Bu arada, "Türklerin tarih yapmaktan yazmaya vakit bulamadıkları" görüşü de yaygındır. Özellikle eski dönem Türk Tarihi hakkında daha çok yabancı kaynaklardan bilgi alınabilmesi de bunu doğrulamaktadır. Ancak konumuz o değil. Biz bir tarih de yazmıyoruz. Yalnızca; yazılmış ve yazılmakla kalmayıp destanlanmış olan şanlı tarihimizin sayfaları arasında dolaşmak, dolaşırken de sizlere arkadaşlık etmek istiyoruz.
Her zaman ve her yerde "Çocuklar bizim geleceğimiz" demekten geri kalmıyoruz. Ama ne yazık ki, geleceğin ancak ve ancak bir temel üzerine oturabileceğini, bu temelin de geçmişimizde olduğunu unutuyoruz.
Onun için de; televizyon ekranlarında, gazete köşelerinde, "Bıktık şu resmi tarih öğretiminden!..." (Gerçek tarihi yazan tarihçilere ihtiyacımız olduğu muhakkak...Hala kendini yanımıyan bir nesil yetişiyor.Masalımsı anlatımı yapan resmi ideoloji muhakkak yerini objektif gerçekçi tarihe bırakmalıdır.) diye haykırılıp yazılabiliyor ve ne acıdır ki tarihe "masal" gibi bakılabiliyor.

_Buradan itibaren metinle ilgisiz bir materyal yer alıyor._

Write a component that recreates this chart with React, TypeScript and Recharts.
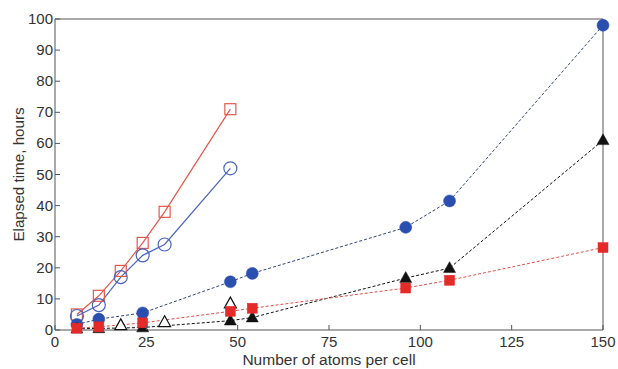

Hal böyle olunca, birilerinin ortaya çıkıp; çocuklarımıza Türk Tarihi'ni sevdirici çalışmalar yapması gerekiyordu. Bu çalışma, adından da anlaşıldığı gibi, engin tarihimizden derlediğimiz damlalardan oluştu. Tarihe merak saran, Türk tarihini seven herkesin ilgi ile okuyacağını umuyor; değerli tarih öğretmenlerimizin bile bu esere çok değer vereceklerine inanıyorum.